[Plotting code records]
━━━

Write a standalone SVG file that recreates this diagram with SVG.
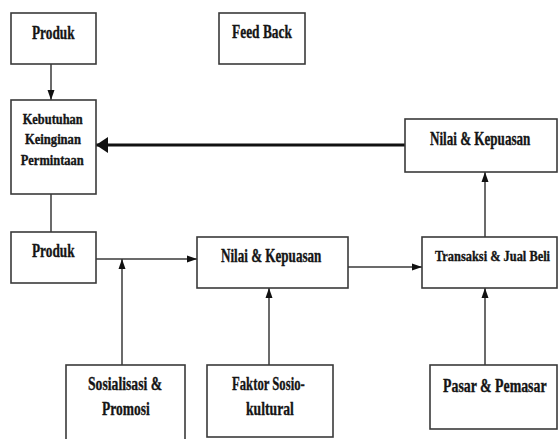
<svg xmlns="http://www.w3.org/2000/svg" width="558" height="439" viewBox="0 0 558 439">
<style>
.box{fill:#fff;stroke:#3a3a3a;stroke-width:1.6}
.t{font-family:"Liberation Serif","Times New Roman",serif;font-weight:bold;fill:#151515;stroke:#151515;stroke-width:0.35}
.conn{stroke:#3a3a3a;stroke-width:1.5;fill:none}
.thick{stroke:#111;stroke-width:3;fill:none}
</style>
<defs>
<marker id="ah" markerUnits="userSpaceOnUse" markerWidth="10" markerHeight="10" viewBox="0 0 10 10" refX="10" refY="5" orient="auto">
<path d="M0,1.5 L10,5 L0,8.5 Z" fill="#111"/>
</marker>
<marker id="ahb" markerUnits="userSpaceOnUse" markerWidth="12" markerHeight="18" viewBox="0 0 12 18" refX="12" refY="9" orient="auto">
<path d="M0,1 L12,9 L0,17 Z" fill="#111"/>
</marker>
</defs>
<rect width="558" height="439" fill="#fff"/>
<g id="connectors">
<line class="conn" x1="51" y1="64" x2="51" y2="100" marker-end="url(#ah)"/>
<line class="conn" x1="51" y1="194" x2="51" y2="232"/>
<line class="thick" x1="405" y1="145" x2="96" y2="145" marker-end="url(#ahb)"/>
<line class="conn" x1="96" y1="259" x2="197" y2="259" marker-end="url(#ah)"/>
<line class="conn" x1="122" y1="365" x2="122" y2="259" marker-end="url(#ah)"/>
<line class="conn" x1="269" y1="365" x2="269" y2="288" marker-end="url(#ah)"/>
<line class="conn" x1="348" y1="267" x2="422" y2="267" marker-end="url(#ah)"/>
<line class="conn" x1="485" y1="365" x2="485" y2="288" marker-end="url(#ah)"/>
<line class="conn" x1="485" y1="237" x2="485" y2="172" marker-end="url(#ah)"/>
</g>
<g id="produk-top">
<rect class="box" x="11" y="13" width="85" height="51"/>
<text class="t" font-size="19" transform="translate(32,39) scale(0.70,1)">Produk</text>
</g>
<g id="feedback">
<rect class="box" x="219" y="13" width="86" height="51"/>
<text class="t" font-size="19" transform="translate(232,38) scale(0.706,1)">Feed Back</text>
</g>
<g id="kebutuhan">
<rect class="box" x="11" y="100" width="85" height="94"/>
<text class="t" font-size="14.5" transform="translate(22.7,124) scale(0.856,1)">Kebutuhan</text>
<text class="t" font-size="14.5" transform="translate(25,144) scale(0.868,1)">Keinginan</text>
<text class="t" font-size="14.5" transform="translate(20.7,164.5) scale(0.86,1)">Permintaan</text>
</g>
<g id="nilai-top">
<rect class="box" x="405" y="119" width="152" height="53"/>
<text class="t" font-size="18.5" transform="translate(430,145) scale(0.708,1)">Nilai &amp; Kepuasan</text>
</g>
<g id="produk-mid">
<rect class="box" x="11" y="232" width="85" height="51"/>
<text class="t" font-size="19" transform="translate(32,257) scale(0.70,1)">Produk</text>
</g>
<g id="nilai-mid">
<rect class="box" x="197" y="237" width="151" height="51"/>
<text class="t" font-size="18.5" transform="translate(221,262.3) scale(0.708,1)">Nilai &amp; Kepuasan</text>
</g>
<g id="transaksi">
<rect class="box" x="422" y="237" width="135" height="51"/>
<text class="t" font-size="15.5" transform="translate(435,260.7) scale(0.80,1)">Transaksi &amp; Jual Beli</text>
</g>
<g id="sosialisasi">
<rect class="box" x="66" y="365" width="119" height="80"/>
<text class="t" font-size="18.5" transform="translate(88,390) scale(0.74,1)">Sosialisasi &amp;</text>
<text class="t" font-size="18.5" transform="translate(102,415) scale(0.73,1)">Promosi</text>
</g>
<g id="faktor">
<rect class="box" x="207" y="365" width="126" height="72"/>
<text class="t" font-size="18.5" transform="translate(232,390) scale(0.686,1)">Faktor Sosio-</text>
<text class="t" font-size="18.5" transform="translate(246,415) scale(0.74,1)">kultural</text>
</g>
<g id="pasar">
<rect class="box" x="430" y="365" width="127" height="64"/>
<text class="t" font-size="18" transform="translate(443,392) scale(0.77,1)">Pasar &amp; Pemasar</text>
</g>
</svg>
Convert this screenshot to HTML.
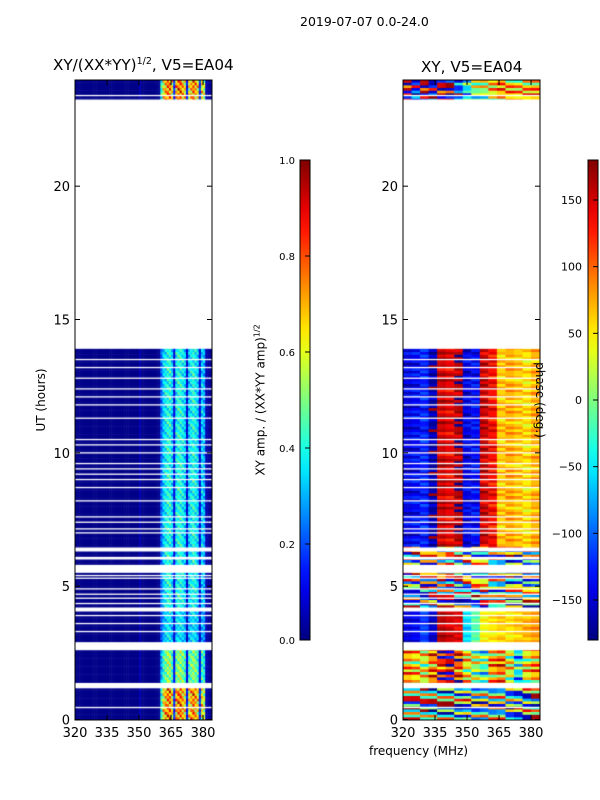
<!DOCTYPE html>
<html><head><meta charset="utf-8"><style>
body{margin:0;background:#fff;width:600px;height:800px;overflow:hidden;font-family:"DejaVu Sans","Liberation Sans",sans-serif}
#root{position:relative;width:600px;height:800px}
.t{position:absolute;white-space:nowrap;color:#000}
canvas{position:absolute}
</style></head><body>
<div id="root">
<div class="t" style="left:300px;top:14px;font-size:12.5px">2019-07-07 0.0-24.0</div>
<div class="t" style="left:53px;top:56px;font-size:15.2px">XY/(XX*YY)<sup style="font-size:9.5px">1/2</sup>, V5=EA04</div>
<div class="t" style="left:421px;top:58px;font-size:15.2px">XY, V5=EA04</div>
<div class="t" style="left:369px;top:744px;font-size:12px">frequency (MHz)</div>
<div class="t" style="left:41px;top:400px;font-size:12px;transform:translate(-50%,-50%) rotate(-90deg)">UT (hours)</div>
<div class="t" style="left:260px;top:400px;font-size:12px;transform:translate(-50%,-50%) rotate(-90deg)">XY amp. / (XX*YY amp)<sup style="font-size:8px">1/2</sup></div>
<canvas id="cl" width="137" height="640" style="left:75px;top:80px"></canvas>
<canvas id="cr" width="137" height="640" style="left:403px;top:80px"></canvas>
<svg id="ov" width="600" height="800" style="position:absolute;left:0;top:0"></svg>
<div class="t" style="left:540px;top:400px;font-size:12px;transform:translate(-50%,-50%) rotate(90deg)">phase (deg.)</div>
</div>
<script>
// ---- data ----
const segT = [0,1.25,2.7,4.2,5.0,6.5,14,23.2,24];
const ampGain = [1.6,1.1,0.75,0.85,0.85,0.85,0,1.6];
const ampRowMod = [1,0.8,0.95,0.7,1.1,0.85,0.75,1,0.9,0.65];
const colAmp = [0.01,0.01,0.01,0.01,0.01,0.01,0.01,0.01,0.01,0.01,0.01,0.01,0.01,0.01,0.01,0.01,
 0.01,0.01,0.01,0.01,0.01,0.01,0.01,0.01,0.01,0.01,0.01,0.01,0.01,0.01,0.05,0.01,
 0.01,0.01,0.01,0.01,0.01,0.01,0.01,0.02,0.3,0.45,0.5,0.55,0.55,0.45,0.12,0.5,
 0.55,0.55,0.5,0.45,0.1,0.45,0.5,0.55,0.5,0.45,0.12,0.45,0.4,0.05,0.03,0.02];
const phaseProfiles = [
 [150,150,150,160,170,170,-170,-150,-120,-100,-90,-80,-120,-150,-160,170],
 [60,40,20,80,120,150,100,30,0,-30,60,80,20,-60,30,60],
 [-150,-140,-120,-160,160,150,140,-60,-20,40,50,60,50,60,70,80],
 [-150,-150,-160,150,150,140,-170,-160,-140,140,-30,-20,60,60,50,40],
 [120,80,60,60,70,120,160,60,40,30,-60,-80,20,40,60,80],
 [-150,-140,-130,-170,150,140,160,-150,-140,150,130,60,70,60,50,70],
 [0,0,0,0,0,0,0,0,0,0,0,0,0,0,0,0],
 [150,-150,160,-160,150,170,-120,-60,-10,0,30,60,50,40,50,60]];
const phaseWeight = [1,0.5,0.1,0.8,1,0.15,0,0.5];
const rowOffset = [0,180,-60,150,20,-150,90,0];
const gapBands = [[13.9,23.25],[1.17,1.37],[2.6,2.9],[4.05,4.2],[5.5,5.8],[6.0,6.1],[6.3,6.45]];
const thinGaps = [0.45,3.3,3.6,3.9,4.35,4.55,4.7,4.9,5.3,5.4,7.0,7.15,7.4,7.6,8.2,8.7,9.0,9.2,9.4,9.6,10.0,10.3,10.5,11.3,11.8,12.1,12.4,12.8,13.2,13.5,23.4];
const yTicks = [0,5,10,15,20];
const xTicks = [320,335,350,365,380];
const ampTicks = ["0.0","0.2","0.4","0.6","0.8","1.0"];
const phaseTicks = [-150,-100,-50,0,50,100,150];
// ---- scales ----
const H0=719.5,PXH=640/24;
const yS=h=>H0-h*PXH;
const xL=f=>75+(f-320)*137/64.2, xR=f=>403+(f-320)*137/64.2;
function jet(v){v=Math.max(0,Math.min(1,v));
 const r=Math.max(0,Math.min(1,1.5-Math.abs(4*v-3))),g=Math.max(0,Math.min(1,1.5-Math.abs(4*v-2))),b=Math.max(0,Math.min(1,1.5-Math.abs(4*v-1)));
 return `rgb(${r*255|0},${g*255|0},${b*255|0})`;}
function seg(h){for(let i=0;i<segT.length-1;i++)if(h>=segT[i]&&h<segT[i+1])return i;return 0;}
const cl=document.getElementById('cl').getContext('2d'),cr=document.getElementById('cr').getContext('2d');
const nRows=240,dt=24/nRows;
for(let r=0;r<nRows;r++){const h=r*dt,s=seg(h+dt/2);
 const y1=yS(h+dt)-80,y0=yS(h)-80;
 for(let c=0;c<64;c++){
  const a=colAmp[c]*(c>39&&c<61?ampGain[s]*ampRowMod[(r+c)%ampRowMod.length]:1);
  cl.fillStyle=jet(a);cl.fillRect(xL(320+c)-75,y1,xL(321+c)-xL(320+c)+0.5,y0-y1+0.5);
  let p=phaseProfiles[s][Math.floor(c/4)]+rowOffset[(r+Math.floor(c/8))%rowOffset.length]*phaseWeight[s];
  p=((p+180)%360+360)%360-180;
  cr.fillStyle=jet((p+180)/360);cr.fillRect(xR(320+c)-403,y1,xR(321+c)-xR(320+c)+0.5,y0-y1+0.5);
 }}
[cl,cr].forEach(ctx=>{ctx.fillStyle='#fff';
 gapBands.forEach(g=>{ctx.fillRect(0,yS(g[1])-80,137,yS(g[0])-yS(g[1]));});
 thinGaps.forEach(g=>ctx.fillRect(0,yS(g)-80-0.6,137,1.3));
 ctx.fillRect(0,0,137,yS(24)-80);});
// ---- overlay ----
const svg=document.getElementById('ov'),NS='http://www.w3.org/2000/svg';
const FF='DejaVu Sans, Liberation Sans, sans-serif';
function mk(t,a,txt){const e=document.createElementNS(NS,t);for(const k in a)e.setAttribute(k,a[k]);if(txt!==undefined)e.textContent=txt;svg.appendChild(e);return e;}
const defs=mk('defs',{});
const lg=document.createElementNS(NS,'linearGradient');lg.setAttribute('id','jg');lg.setAttribute('x1','0');lg.setAttribute('y1','1');lg.setAttribute('x2','0');lg.setAttribute('y2','0');
for(let i=0;i<=20;i++){const st=document.createElementNS(NS,'stop');st.setAttribute('offset',i/20);st.setAttribute('stop-color',jet(i/20));lg.appendChild(st);}
defs.appendChild(lg);
let e=mk('rect',{x:300,y:160,width:10,height:480,fill:'url(#jg)',stroke:'#000','stroke-width':1});

e=mk('rect',{x:588,y:160,width:10,height:480,fill:'url(#jg)',stroke:'#000','stroke-width':1});

ampTicks.forEach((t,i)=>{const y=640-i*96;mk('line',{x1:305,x2:310,y1:y,y2:y,stroke:'#000'});
 e=mk('text',{x:295,y:y+4,'font-size':10,'text-anchor':'end','font-family':FF},t);
 });
phaseTicks.forEach(t=>{const y=400-t*480/360;mk('line',{x1:593,x2:598,y1:y,y2:y,stroke:'#000'});
 e=mk('text',{x:582,y:y+4,'font-size':11,'text-anchor':'end','font-family':FF},t<0?'\u2212'+(-t):String(t));
 });
[[75,xL],[403,xR]].forEach(([x0,xs],k)=>{
 e=mk('rect',{x:x0,y:80,width:137,height:640,fill:'none',stroke:'#000','stroke-width':1});
 
 yTicks.forEach(t=>{const y=yS(t);mk('line',{x1:x0,x2:x0+5,y1:y,y2:y,stroke:'#000'});mk('line',{x1:x0+132,x2:x0+137,y1:y,y2:y,stroke:'#000'});
  e=mk('text',{x:x0-5,y:y+5,'font-size':13,'text-anchor':'end','font-family':FF},t);
  });
 xTicks.forEach(t=>{const x=xs(t);mk('line',{x1:x,x2:x,y1:715,y2:720,stroke:'#000'});mk('line',{x1:x,x2:x,y1:80,y2:85,stroke:'#000'});
  e=mk('text',{x:x,y:737,'font-size':13,'text-anchor':'middle','font-family':FF},t);
  });
});
</script>
</body></html>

━━━

→ **WRITTEN TASK**: Filter out all lines lacking the word "this" and copy the rest.

→ **EXERCISE SOLUTION**:
Write a standalone SVG file that recreates this diagram with SVG.
Convert this screenshot to HTML.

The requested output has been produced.